> [TASK REQUIREMENTS] Will you output the lines between the ones holding "Convert this chart to Plotly code." and "import plotly.graph_objects as go", inclusive, exactly as they stand, and only those lines, with the pictures left out?

> [GIVEN INFORMATION]
────
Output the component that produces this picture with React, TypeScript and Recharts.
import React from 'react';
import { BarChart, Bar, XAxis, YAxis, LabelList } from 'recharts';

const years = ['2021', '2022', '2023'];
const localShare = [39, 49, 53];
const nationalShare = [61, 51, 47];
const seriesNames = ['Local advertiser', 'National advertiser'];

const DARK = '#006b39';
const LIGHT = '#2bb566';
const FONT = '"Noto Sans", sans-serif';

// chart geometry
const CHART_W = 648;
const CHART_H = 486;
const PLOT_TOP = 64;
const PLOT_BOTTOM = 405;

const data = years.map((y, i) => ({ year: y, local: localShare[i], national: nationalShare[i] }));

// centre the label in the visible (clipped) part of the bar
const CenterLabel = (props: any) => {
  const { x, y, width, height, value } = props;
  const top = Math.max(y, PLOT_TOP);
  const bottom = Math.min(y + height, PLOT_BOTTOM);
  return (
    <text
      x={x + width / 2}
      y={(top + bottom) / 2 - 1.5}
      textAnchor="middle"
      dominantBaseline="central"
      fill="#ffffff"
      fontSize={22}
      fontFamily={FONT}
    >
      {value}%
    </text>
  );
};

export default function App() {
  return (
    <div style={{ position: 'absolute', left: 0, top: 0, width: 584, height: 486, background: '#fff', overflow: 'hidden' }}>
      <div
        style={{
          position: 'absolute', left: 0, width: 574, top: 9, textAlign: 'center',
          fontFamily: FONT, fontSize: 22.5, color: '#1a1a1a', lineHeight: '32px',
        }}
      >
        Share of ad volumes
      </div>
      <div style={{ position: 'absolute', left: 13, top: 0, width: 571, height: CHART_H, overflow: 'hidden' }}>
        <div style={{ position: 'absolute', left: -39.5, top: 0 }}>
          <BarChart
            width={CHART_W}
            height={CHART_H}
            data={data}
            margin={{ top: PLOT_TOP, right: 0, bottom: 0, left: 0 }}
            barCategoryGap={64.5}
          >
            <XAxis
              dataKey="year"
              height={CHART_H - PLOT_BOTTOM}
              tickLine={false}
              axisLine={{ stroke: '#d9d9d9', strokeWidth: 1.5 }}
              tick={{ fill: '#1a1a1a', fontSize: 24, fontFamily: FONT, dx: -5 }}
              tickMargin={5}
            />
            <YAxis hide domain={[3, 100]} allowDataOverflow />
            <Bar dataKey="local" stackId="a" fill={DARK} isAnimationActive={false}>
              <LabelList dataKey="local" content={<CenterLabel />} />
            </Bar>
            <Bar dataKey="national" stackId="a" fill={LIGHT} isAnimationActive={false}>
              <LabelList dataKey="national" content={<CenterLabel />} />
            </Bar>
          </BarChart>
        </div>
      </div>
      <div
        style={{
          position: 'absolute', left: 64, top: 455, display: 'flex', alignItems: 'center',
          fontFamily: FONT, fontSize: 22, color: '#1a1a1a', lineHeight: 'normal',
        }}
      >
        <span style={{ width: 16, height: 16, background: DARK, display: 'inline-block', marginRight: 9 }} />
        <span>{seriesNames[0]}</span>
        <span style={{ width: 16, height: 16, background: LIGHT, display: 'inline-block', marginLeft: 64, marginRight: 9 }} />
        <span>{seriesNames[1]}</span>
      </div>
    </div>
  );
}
────
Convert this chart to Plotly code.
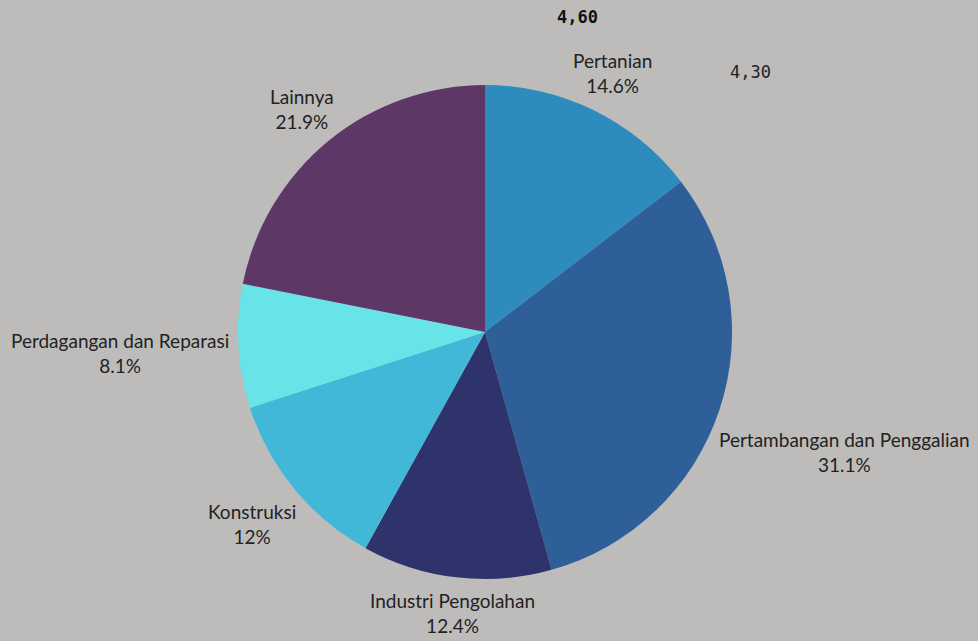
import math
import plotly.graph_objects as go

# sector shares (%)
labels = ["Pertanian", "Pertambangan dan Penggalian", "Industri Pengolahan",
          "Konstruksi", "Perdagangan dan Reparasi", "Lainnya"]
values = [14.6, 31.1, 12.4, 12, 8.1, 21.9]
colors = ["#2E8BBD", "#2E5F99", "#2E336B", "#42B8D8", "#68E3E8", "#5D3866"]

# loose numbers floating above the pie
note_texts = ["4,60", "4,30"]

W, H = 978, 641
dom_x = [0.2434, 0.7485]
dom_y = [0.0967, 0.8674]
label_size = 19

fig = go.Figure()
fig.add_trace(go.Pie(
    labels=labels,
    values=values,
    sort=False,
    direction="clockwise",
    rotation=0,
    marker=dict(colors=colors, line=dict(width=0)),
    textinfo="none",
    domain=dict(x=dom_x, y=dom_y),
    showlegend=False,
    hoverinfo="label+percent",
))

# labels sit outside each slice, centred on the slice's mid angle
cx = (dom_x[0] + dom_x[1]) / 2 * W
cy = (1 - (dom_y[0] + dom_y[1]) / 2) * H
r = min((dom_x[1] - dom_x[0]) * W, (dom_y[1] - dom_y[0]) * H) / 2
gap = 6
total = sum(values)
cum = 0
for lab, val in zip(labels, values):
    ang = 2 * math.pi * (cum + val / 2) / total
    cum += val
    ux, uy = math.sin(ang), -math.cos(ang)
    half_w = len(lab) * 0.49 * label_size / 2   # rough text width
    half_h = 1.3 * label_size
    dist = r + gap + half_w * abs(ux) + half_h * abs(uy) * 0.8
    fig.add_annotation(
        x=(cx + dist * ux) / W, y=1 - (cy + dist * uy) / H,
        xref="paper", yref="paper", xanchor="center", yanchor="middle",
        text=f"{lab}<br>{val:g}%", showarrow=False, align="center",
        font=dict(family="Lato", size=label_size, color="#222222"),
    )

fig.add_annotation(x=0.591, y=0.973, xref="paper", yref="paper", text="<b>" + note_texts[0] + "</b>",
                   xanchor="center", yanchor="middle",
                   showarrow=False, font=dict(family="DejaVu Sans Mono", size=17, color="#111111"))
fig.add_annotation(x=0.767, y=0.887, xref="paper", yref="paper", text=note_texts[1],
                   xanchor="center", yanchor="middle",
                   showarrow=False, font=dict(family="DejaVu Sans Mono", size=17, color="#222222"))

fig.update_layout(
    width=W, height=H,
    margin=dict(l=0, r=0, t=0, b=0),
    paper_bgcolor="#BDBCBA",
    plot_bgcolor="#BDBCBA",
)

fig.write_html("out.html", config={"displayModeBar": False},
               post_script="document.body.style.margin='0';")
────
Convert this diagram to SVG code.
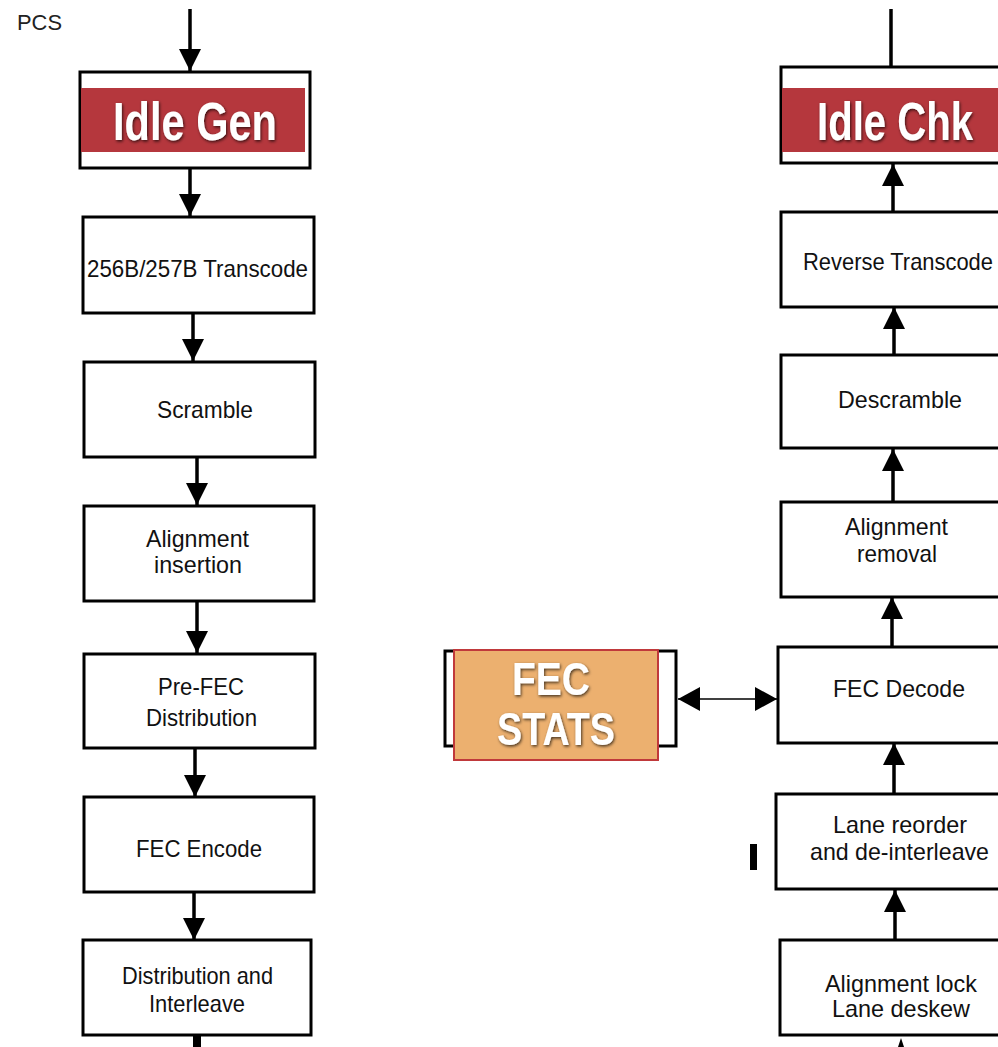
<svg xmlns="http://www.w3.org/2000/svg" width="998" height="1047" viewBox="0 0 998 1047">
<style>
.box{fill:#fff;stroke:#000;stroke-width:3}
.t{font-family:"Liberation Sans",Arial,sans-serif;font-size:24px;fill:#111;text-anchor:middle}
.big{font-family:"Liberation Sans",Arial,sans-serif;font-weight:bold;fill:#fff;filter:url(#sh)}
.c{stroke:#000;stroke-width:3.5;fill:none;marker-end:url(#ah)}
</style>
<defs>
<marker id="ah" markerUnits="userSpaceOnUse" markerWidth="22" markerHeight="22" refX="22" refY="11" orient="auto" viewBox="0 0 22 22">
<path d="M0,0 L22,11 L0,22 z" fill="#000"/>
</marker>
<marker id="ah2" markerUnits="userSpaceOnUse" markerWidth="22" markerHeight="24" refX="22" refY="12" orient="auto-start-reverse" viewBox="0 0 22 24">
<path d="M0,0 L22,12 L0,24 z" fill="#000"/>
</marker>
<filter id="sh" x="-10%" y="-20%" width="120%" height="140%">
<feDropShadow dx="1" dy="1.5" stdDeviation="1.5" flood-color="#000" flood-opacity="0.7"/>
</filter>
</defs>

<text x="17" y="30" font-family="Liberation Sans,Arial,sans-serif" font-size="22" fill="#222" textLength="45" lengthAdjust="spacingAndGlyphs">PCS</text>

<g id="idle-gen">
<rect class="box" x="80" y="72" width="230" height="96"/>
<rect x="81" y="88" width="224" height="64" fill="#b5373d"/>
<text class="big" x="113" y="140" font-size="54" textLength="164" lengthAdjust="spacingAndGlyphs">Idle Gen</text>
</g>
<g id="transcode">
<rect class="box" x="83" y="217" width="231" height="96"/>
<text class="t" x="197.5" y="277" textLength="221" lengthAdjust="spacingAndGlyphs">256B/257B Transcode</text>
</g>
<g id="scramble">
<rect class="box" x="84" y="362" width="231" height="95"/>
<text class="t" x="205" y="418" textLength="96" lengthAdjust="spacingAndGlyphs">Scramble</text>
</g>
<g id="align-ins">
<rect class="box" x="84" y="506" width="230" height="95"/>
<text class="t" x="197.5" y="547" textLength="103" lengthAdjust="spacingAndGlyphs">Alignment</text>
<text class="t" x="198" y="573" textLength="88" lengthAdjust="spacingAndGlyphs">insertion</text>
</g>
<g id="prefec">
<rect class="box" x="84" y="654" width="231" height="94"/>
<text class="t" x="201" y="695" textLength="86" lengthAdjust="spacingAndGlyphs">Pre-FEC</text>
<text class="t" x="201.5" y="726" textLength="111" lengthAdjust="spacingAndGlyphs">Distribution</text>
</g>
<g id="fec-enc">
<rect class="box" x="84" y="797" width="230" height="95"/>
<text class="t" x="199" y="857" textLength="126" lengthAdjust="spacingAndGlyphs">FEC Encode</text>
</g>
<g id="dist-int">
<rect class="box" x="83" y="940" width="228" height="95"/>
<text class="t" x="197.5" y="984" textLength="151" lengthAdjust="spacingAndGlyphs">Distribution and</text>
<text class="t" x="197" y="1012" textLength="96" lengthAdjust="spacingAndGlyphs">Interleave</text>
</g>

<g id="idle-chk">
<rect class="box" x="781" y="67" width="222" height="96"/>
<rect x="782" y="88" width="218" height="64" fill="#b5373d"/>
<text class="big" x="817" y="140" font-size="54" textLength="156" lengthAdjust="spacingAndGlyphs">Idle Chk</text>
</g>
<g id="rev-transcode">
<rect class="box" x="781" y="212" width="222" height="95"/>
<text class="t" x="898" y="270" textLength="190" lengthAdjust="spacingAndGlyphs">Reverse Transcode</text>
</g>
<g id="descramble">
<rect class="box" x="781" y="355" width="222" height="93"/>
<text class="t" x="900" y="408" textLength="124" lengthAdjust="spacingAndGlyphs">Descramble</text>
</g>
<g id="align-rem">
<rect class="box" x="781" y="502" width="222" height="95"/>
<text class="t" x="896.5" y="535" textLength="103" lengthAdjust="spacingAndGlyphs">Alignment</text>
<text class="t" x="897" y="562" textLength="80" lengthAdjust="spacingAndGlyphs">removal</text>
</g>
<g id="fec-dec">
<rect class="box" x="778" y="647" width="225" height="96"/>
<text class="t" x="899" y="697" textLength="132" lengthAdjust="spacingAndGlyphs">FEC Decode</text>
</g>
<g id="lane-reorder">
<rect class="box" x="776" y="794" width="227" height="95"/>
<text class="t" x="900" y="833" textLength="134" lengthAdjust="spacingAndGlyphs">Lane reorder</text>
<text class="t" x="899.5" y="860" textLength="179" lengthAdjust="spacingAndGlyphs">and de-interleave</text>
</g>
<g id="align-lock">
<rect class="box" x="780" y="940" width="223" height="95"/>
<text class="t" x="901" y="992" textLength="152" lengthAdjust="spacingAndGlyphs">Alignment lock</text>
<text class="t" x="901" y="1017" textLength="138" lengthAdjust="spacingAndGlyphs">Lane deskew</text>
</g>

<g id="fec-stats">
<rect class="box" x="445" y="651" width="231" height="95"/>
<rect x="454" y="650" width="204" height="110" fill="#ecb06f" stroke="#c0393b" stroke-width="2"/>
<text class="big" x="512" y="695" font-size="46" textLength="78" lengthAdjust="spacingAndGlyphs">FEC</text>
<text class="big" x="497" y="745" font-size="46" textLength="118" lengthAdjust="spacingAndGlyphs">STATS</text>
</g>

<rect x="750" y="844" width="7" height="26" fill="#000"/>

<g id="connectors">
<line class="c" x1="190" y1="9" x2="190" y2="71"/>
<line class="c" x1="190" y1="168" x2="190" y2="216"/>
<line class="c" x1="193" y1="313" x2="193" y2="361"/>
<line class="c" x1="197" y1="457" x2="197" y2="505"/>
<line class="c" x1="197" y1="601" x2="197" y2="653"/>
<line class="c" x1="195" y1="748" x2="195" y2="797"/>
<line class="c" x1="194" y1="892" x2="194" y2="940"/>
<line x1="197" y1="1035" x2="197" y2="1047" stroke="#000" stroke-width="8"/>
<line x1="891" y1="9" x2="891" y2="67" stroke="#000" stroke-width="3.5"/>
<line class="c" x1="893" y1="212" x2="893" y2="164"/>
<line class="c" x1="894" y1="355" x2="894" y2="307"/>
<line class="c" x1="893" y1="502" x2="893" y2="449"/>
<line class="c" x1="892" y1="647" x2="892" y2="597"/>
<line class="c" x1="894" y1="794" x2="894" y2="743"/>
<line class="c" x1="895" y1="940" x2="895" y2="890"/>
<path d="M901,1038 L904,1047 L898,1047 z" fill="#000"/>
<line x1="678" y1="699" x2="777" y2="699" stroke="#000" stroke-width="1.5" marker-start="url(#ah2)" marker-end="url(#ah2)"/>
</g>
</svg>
────
> [PROBLEM SOLUTION]
Convert this chart to Plotly code.
import math
import plotly.graph_objects as go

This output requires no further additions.